Surviving the Cure
Those who take their X-Men very, very seriously may not be overjoyed with "X-Men: The Last Stand," the third (and probably not last) installment. Brett ("Rush Hour") Ratner has replaced director Bryan Singer, whose movies had a richer, more burnished look. Singer felt more deeply about these outcast super-human mutants, using them as metaphors for any and all minorities. He savored the subtexts beneath the gaudy Marvel Comics surface, lingering on the teenage angst.

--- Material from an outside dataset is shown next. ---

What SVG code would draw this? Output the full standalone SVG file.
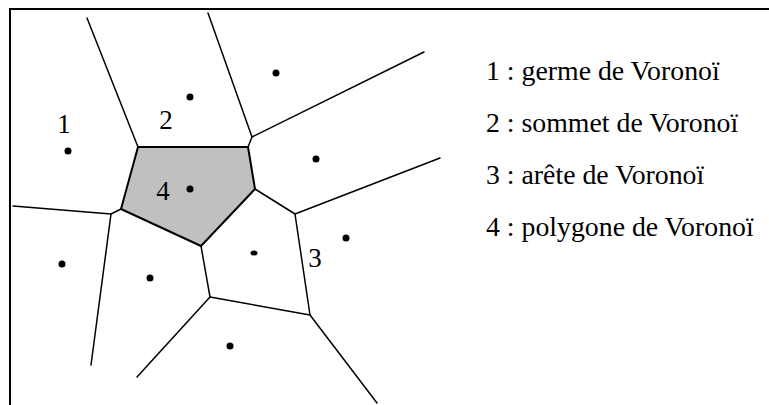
<svg xmlns="http://www.w3.org/2000/svg" width="769" height="405" viewBox="0 0 769 405">
<style>
.edge{fill:none;stroke:#000;stroke-width:1.5;stroke-linecap:round;stroke-linejoin:round}
.cell{fill:#c0c0c0;stroke:#000;stroke-width:2;stroke-linejoin:round}
.seed{fill:#000}
text{font-family:'Liberation Serif','DejaVu Serif',serif;fill:#000}
.lbl{font-size:27px}
.leg{font-size:27.8px}
</style>
<rect width="769" height="405" fill="#fff"/>
<path d="M10,405 V9 H769" fill="none" stroke="#000" stroke-width="2"/>
<g id="polygon4">
<polygon class="cell" points="138,147 248,147 255,189 201,246 121,209"/>
</g>
<g id="connectors">
<path class="edge" d="M87,18 L138,147"/>
<path class="edge" d="M208,13 L252,137 L248,147"/>
<path class="edge" d="M252,137 L424,52"/>
<path class="edge" d="M255,189 L295,214 L440,158"/>
<path class="edge" d="M295,214 L310,315 L377,403"/>
<path class="edge" d="M201,246 L210,297 L310,315"/>
<path class="edge" d="M210,297 L137,377"/>
<path class="edge" d="M121,209 L111,214 L13,206"/>
<path class="edge" d="M111,214 L91,365"/>
</g>
<g id="seeds">
<circle class="seed" cx="68" cy="151" r="3.5"/>
<circle class="seed" cx="190" cy="97" r="3.5"/>
<circle class="seed" cx="190" cy="189" r="3.5"/>
<circle class="seed" cx="276" cy="73" r="3.5"/>
<circle class="seed" cx="316" cy="159" r="3.5"/>
<circle class="seed" cx="346" cy="238" r="3.5"/>
<ellipse class="seed" cx="254" cy="253" rx="3.5" ry="2.5"/>
<circle class="seed" cx="150" cy="278" r="3.5"/>
<circle class="seed" cx="62" cy="264" r="3.5"/>
<circle class="seed" cx="230" cy="346" r="3.5"/>
</g>
<g id="labels">
<text class="lbl" x="64" y="133" text-anchor="middle">1</text>
<text class="lbl" x="166" y="129" text-anchor="middle">2</text>
<text class="lbl" x="163" y="200" text-anchor="middle">4</text>
<text class="lbl" x="315" y="267" text-anchor="middle">3</text>
</g>
<g id="legend">
<text class="leg" x="486" y="80">1 : germe de Voronoï</text>
<text class="leg" x="486" y="132">2 : sommet de Voronoï</text>
<text class="leg" x="486" y="184">3 : arête de Voronoï</text>
<text class="leg" x="486" y="236">4 : polygone de Voronoï</text>
</g>
</svg>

But if "The Last Stand" lacks the gravitas of Singer's sagas, it's also free of their occasional tedium. Ratner's version is friskier, shallower--and more fun. The director zips through this apocalyptic tale in 105 minutes, barely lingering to mourn the early death of Cyclops (James Marsden) at the hands of a resurrected Phoenix (Famke Janssen), whose telekinetic powers now surpass even those of Xavier (Patrick Stewart) and Magneto (Ian McKellen). The latter earns his knighthood by keeping a straight face while wearing a helmet and cape that would have looked cheesy on Flash Gordon.
This time around, the mutants face the insidious threat of a medical "cure" for their mutant gene. Should they assimilate? Power-mad Magneto assumes the government wants to eradicate mutants, and wages war. Opposing him are Wolverine, Storm, Iceman et al., plus some new faces--most intriguingly, the winged, tortured Angel (Ben Foster), whose rich father (Michael Murphy) invented the cure. Angel is such a scene stealer, it's a shame that screenwriters Zak Penn and Simon Kinberg didn't give him more to do. But their script has a streamlined trajectory that the earlier movies lacked. Sillier than the Singer versions, Ratner's movie is also--for this less-than-reverent X-Men fan--more satisfying.